Begin the copy with the line that contains "Recreate this image" and end it with the line that contains "ROW1, ROW2, ROW3 = -0.1837, -0.2814, -0.379". Print these lines exactly and omit all pictures.
-- begin --
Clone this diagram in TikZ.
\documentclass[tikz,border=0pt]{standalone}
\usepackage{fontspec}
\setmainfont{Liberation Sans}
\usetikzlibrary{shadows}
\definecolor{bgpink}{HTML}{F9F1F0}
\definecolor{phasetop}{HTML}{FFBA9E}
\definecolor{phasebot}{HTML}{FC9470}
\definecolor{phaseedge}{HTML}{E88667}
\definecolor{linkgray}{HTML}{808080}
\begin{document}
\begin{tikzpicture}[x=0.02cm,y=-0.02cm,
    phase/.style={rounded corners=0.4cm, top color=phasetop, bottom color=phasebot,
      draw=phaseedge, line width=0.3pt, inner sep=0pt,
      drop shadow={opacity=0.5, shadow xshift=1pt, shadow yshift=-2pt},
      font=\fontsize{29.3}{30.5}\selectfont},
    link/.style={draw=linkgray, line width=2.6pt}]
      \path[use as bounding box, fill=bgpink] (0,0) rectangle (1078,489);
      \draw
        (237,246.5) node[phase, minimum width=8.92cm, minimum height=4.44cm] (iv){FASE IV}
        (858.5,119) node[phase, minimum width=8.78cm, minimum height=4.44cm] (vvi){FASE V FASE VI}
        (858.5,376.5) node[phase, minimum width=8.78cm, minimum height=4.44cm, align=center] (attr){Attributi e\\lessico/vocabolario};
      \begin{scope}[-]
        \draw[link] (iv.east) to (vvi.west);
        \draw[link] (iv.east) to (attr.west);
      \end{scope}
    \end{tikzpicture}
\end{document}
-- end --
-- begin --
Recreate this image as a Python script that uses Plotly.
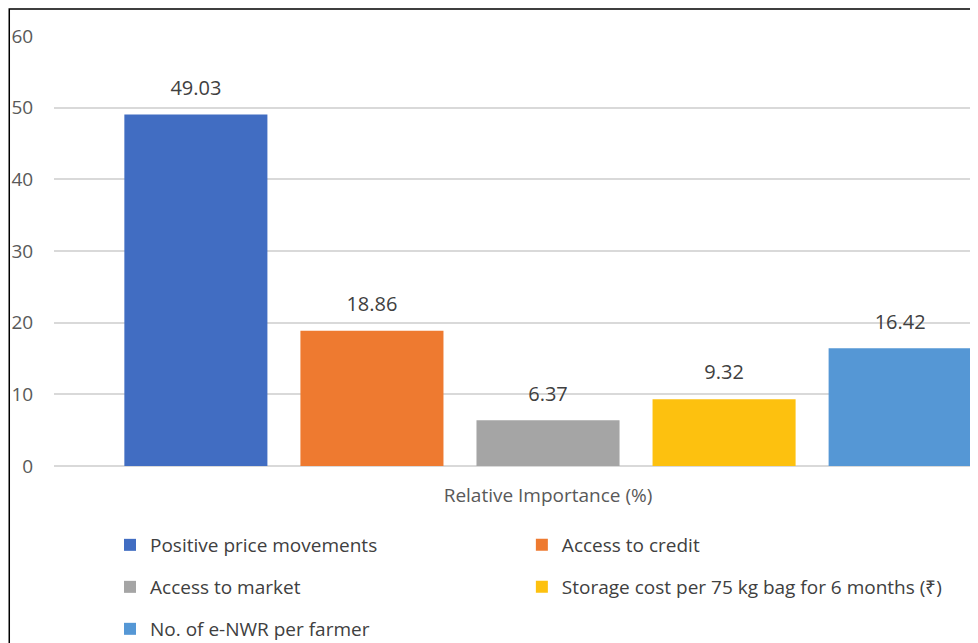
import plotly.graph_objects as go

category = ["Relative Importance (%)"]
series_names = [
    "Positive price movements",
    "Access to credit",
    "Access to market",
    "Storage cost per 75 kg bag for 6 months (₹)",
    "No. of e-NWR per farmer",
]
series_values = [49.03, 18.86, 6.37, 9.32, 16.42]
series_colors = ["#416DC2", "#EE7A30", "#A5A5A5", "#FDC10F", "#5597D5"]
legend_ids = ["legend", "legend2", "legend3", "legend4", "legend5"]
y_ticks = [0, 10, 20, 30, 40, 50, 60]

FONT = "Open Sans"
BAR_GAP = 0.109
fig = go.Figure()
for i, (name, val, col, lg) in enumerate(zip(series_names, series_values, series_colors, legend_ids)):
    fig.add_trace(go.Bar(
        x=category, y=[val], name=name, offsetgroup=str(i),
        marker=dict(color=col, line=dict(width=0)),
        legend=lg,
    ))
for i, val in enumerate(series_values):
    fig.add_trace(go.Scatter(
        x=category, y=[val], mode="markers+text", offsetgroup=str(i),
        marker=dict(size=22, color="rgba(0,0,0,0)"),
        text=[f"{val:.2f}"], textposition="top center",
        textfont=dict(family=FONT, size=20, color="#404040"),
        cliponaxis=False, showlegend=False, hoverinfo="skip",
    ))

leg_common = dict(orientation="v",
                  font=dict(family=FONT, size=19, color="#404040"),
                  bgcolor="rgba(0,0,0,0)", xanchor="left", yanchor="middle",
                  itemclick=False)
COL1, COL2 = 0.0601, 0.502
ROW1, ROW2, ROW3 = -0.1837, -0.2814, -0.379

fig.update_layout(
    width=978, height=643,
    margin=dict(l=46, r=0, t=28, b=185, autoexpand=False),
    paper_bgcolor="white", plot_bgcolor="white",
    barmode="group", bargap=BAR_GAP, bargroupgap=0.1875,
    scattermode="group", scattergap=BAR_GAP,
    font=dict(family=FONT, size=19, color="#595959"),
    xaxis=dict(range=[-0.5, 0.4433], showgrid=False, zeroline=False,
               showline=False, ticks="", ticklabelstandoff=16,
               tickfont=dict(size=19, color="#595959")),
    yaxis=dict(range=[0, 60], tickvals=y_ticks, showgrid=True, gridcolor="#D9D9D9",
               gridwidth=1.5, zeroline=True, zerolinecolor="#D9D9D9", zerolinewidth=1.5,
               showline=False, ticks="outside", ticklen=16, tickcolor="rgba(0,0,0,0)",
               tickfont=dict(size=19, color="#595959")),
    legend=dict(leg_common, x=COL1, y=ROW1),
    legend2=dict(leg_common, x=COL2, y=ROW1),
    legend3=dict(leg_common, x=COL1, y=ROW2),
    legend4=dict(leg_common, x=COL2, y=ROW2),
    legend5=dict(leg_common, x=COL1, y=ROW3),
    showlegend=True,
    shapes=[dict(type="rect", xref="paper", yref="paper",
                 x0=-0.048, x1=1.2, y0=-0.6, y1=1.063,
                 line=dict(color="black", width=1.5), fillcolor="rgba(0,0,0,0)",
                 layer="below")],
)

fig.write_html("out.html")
-- end --
▶ Exercise result:
Recreate this image as a Python script that uses Plotly.
import plotly.graph_objects as go

category = ["Relative Importance (%)"]
series_names = [
    "Positive price movements",
    "Access to credit",
    "Access to market",
    "Storage cost per 75 kg bag for 6 months (₹)",
    "No. of e-NWR per farmer",
]
series_values = [49.03, 18.86, 6.37, 9.32, 16.42]
series_colors = ["#416DC2", "#EE7A30", "#A5A5A5", "#FDC10F", "#5597D5"]
legend_ids = ["legend", "legend2", "legend3", "legend4", "legend5"]
y_ticks = [0, 10, 20, 30, 40, 50, 60]

FONT = "Open Sans"
BAR_GAP = 0.109
fig = go.Figure()
for i, (name, val, col, lg) in enumerate(zip(series_names, series_values, series_colors, legend_ids)):
    fig.add_trace(go.Bar(
        x=category, y=[val], name=name, offsetgroup=str(i),
        marker=dict(color=col, line=dict(width=0)),
        legend=lg,
    ))
for i, val in enumerate(series_values):
    fig.add_trace(go.Scatter(
        x=category, y=[val], mode="markers+text", offsetgroup=str(i),
        marker=dict(size=22, color="rgba(0,0,0,0)"),
        text=[f"{val:.2f}"], textposition="top center",
        textfont=dict(family=FONT, size=20, color="#404040"),
        cliponaxis=False, showlegend=False, hoverinfo="skip",
    ))

leg_common = dict(orientation="v",
                  font=dict(family=FONT, size=19, color="#404040"),
                  bgcolor="rgba(0,0,0,0)", xanchor="left", yanchor="middle",
                  itemclick=False)
COL1, COL2 = 0.0601, 0.502
ROW1, ROW2, ROW3 = -0.1837, -0.2814, -0.379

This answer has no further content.